= John Peter Toohey =

American dramatist

John Peter Toohey (September 18, 1879 - November 7, 1946, New York City) was an American writer and publicist. He is best known as a member of the Algonquin Round Table. According to Ross and The New Yorker by Dale Kramer, Toohey supplied the name for the famous magazine. According to the story, when several Algonquin types were brainstorming for a name, he asked them about who the magazine was intended for. When he was told "New Yorkers," he replied, "Then call it The New Yorker"—and he returned to his lunch.

==Biography==
He was born on September 18, 1879, in Binghamton, New York. He was a reporter for the Scranton Tribune and around 1900 joined the Washington Post and the New York Evening World before moving into publicity.

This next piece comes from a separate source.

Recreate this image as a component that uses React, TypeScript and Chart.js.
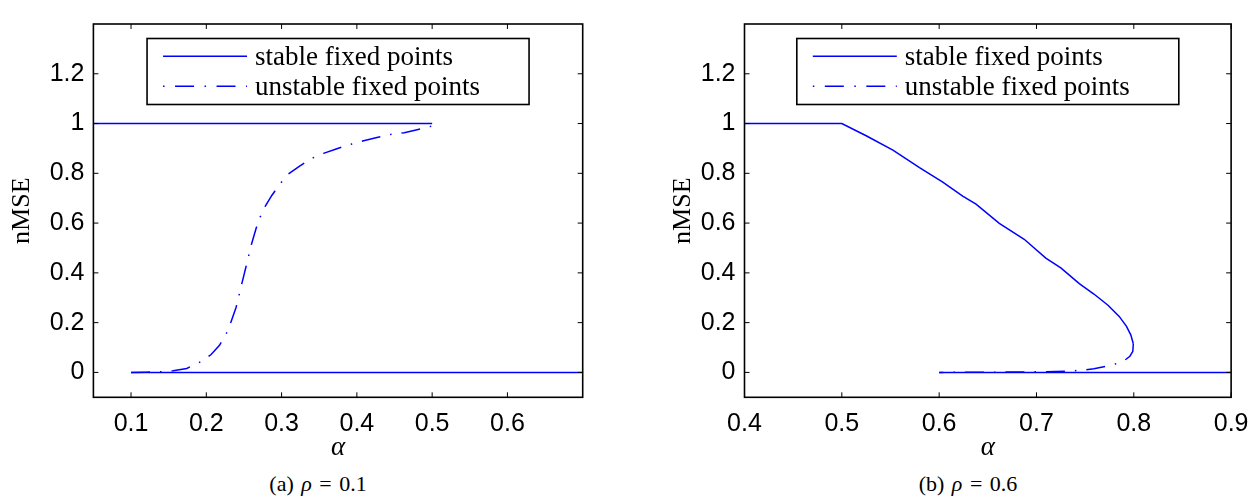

In 1918 he was a manager for Klaw and Erlanger.

He co-wrote two comedic plays produced on Broadway, Swifty (1922) with Walter C. Percival, and Jonesey (1929) with Anne Morrison.

From 1930 to 1942, Toohey was "general representative," i.e., the chief publicist, of the Broadway producer Sam H. Harris's company.

He died on November 7, 1946, in New York City.

==Film portrayal==
Toohey was portrayed by actor Jake Johannsen in the film Mrs. Parker and the Vicious Circle (1994).